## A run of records
--*--

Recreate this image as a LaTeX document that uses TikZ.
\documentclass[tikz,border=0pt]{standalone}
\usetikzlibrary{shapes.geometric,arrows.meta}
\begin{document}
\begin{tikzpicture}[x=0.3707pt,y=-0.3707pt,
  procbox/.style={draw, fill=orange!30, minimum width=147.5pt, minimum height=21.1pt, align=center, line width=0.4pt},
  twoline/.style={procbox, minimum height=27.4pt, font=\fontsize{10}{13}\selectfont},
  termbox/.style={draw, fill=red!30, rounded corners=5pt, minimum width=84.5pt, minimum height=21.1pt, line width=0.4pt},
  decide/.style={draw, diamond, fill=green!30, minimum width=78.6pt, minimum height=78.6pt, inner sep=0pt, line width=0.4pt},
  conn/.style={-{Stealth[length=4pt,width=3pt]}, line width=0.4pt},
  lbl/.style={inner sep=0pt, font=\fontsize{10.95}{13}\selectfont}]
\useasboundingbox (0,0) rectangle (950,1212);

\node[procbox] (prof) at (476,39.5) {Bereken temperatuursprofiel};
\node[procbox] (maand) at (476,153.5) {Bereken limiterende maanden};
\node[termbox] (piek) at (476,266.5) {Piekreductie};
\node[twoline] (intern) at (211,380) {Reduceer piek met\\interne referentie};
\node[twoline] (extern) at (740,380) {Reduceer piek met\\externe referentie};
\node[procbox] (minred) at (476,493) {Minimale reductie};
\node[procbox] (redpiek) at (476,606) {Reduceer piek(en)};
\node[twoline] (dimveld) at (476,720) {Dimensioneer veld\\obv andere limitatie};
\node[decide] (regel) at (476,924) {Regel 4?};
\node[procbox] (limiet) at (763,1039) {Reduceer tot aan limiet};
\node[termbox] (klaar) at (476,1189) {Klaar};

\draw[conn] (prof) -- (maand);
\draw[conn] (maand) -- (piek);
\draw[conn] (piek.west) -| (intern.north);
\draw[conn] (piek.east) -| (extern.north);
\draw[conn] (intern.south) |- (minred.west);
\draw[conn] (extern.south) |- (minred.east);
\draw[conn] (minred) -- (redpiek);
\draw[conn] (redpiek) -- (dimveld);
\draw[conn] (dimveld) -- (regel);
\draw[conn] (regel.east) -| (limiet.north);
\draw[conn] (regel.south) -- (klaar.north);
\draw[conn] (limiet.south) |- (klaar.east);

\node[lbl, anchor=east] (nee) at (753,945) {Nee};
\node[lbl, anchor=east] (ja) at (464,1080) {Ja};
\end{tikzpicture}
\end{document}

--*--

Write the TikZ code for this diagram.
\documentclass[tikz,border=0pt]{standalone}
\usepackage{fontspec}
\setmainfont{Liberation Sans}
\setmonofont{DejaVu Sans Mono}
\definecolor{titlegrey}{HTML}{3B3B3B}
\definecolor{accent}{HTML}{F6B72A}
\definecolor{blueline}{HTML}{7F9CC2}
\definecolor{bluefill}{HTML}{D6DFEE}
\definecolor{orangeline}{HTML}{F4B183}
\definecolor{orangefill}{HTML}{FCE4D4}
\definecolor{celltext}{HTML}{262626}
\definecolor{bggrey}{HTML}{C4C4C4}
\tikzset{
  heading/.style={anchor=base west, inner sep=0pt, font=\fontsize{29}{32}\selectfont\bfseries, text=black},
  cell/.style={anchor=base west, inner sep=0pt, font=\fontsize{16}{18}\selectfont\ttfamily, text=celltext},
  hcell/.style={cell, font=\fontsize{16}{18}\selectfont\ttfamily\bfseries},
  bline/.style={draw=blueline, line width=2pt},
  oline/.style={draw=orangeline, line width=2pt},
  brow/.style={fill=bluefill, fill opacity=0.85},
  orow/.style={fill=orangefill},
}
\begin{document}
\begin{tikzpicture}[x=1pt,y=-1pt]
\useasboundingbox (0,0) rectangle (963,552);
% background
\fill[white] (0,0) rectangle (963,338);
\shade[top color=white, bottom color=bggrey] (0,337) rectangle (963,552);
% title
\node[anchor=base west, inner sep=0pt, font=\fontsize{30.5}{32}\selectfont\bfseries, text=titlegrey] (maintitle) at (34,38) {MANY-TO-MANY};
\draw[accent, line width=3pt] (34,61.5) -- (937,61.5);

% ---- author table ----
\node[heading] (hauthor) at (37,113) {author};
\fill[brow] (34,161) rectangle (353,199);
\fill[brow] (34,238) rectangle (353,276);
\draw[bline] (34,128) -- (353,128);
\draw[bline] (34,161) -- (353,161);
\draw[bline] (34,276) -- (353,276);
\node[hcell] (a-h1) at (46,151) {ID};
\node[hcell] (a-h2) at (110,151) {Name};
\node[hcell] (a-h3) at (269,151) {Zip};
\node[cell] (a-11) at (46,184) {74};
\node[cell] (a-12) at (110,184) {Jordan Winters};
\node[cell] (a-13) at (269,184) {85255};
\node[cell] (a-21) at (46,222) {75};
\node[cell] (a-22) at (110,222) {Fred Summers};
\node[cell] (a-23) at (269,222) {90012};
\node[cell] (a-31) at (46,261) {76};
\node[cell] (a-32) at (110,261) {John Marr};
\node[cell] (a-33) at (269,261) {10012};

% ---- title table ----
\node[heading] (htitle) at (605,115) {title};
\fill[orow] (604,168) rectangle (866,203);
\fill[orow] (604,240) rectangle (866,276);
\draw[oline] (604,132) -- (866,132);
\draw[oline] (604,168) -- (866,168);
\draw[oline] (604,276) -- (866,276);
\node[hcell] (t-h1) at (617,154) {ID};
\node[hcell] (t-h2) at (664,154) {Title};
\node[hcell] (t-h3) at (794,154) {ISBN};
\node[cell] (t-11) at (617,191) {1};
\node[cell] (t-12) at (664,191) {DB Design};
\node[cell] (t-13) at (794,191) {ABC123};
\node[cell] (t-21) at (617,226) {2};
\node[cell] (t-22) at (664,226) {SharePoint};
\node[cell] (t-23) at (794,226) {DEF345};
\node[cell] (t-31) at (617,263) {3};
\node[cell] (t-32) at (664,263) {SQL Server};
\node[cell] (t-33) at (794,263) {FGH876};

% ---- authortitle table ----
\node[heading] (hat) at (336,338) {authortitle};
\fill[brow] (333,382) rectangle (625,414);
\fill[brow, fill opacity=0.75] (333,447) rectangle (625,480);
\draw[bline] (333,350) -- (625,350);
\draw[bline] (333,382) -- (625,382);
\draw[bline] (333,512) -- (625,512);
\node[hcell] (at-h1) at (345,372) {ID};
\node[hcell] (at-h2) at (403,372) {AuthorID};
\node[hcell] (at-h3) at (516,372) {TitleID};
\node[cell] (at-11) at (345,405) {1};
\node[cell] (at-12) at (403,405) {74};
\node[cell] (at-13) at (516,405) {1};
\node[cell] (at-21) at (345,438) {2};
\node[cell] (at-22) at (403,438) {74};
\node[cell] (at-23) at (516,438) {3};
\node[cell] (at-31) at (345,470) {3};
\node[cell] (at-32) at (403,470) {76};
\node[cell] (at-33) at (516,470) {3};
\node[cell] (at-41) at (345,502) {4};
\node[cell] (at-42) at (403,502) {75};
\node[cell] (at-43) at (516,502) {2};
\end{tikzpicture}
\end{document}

--*--

## PROBLEM TO WORK ON
Repeat these lines exactly and nothing more: the one containing "Recreate this image", the one containing "(klaar) at (476,1189)", and all the lines between.

## CORRECT OUTPUT
Recreate this image as a LaTeX document that uses TikZ.
\documentclass[tikz,border=0pt]{standalone}
\usetikzlibrary{shapes.geometric,arrows.meta}
\begin{document}
\begin{tikzpicture}[x=0.3707pt,y=-0.3707pt,
  procbox/.style={draw, fill=orange!30, minimum width=147.5pt, minimum height=21.1pt, align=center, line width=0.4pt},
  twoline/.style={procbox, minimum height=27.4pt, font=\fontsize{10}{13}\selectfont},
  termbox/.style={draw, fill=red!30, rounded corners=5pt, minimum width=84.5pt, minimum height=21.1pt, line width=0.4pt},
  decide/.style={draw, diamond, fill=green!30, minimum width=78.6pt, minimum height=78.6pt, inner sep=0pt, line width=0.4pt},
  conn/.style={-{Stealth[length=4pt,width=3pt]}, line width=0.4pt},
  lbl/.style={inner sep=0pt, font=\fontsize{10.95}{13}\selectfont}]
\useasboundingbox (0,0) rectangle (950,1212);

\node[procbox] (prof) at (476,39.5) {Bereken temperatuursprofiel};
\node[procbox] (maand) at (476,153.5) {Bereken limiterende maanden};
\node[termbox] (piek) at (476,266.5) {Piekreductie};
\node[twoline] (intern) at (211,380) {Reduceer piek met\\interne referentie};
\node[twoline] (extern) at (740,380) {Reduceer piek met\\externe referentie};
\node[procbox] (minred) at (476,493) {Minimale reductie};
\node[procbox] (redpiek) at (476,606) {Reduceer piek(en)};
\node[twoline] (dimveld) at (476,720) {Dimensioneer veld\\obv andere limitatie};
\node[decide] (regel) at (476,924) {Regel 4?};
\node[procbox] (limiet) at (763,1039) {Reduceer tot aan limiet};
\node[termbox] (klaar) at (476,1189) {Klaar};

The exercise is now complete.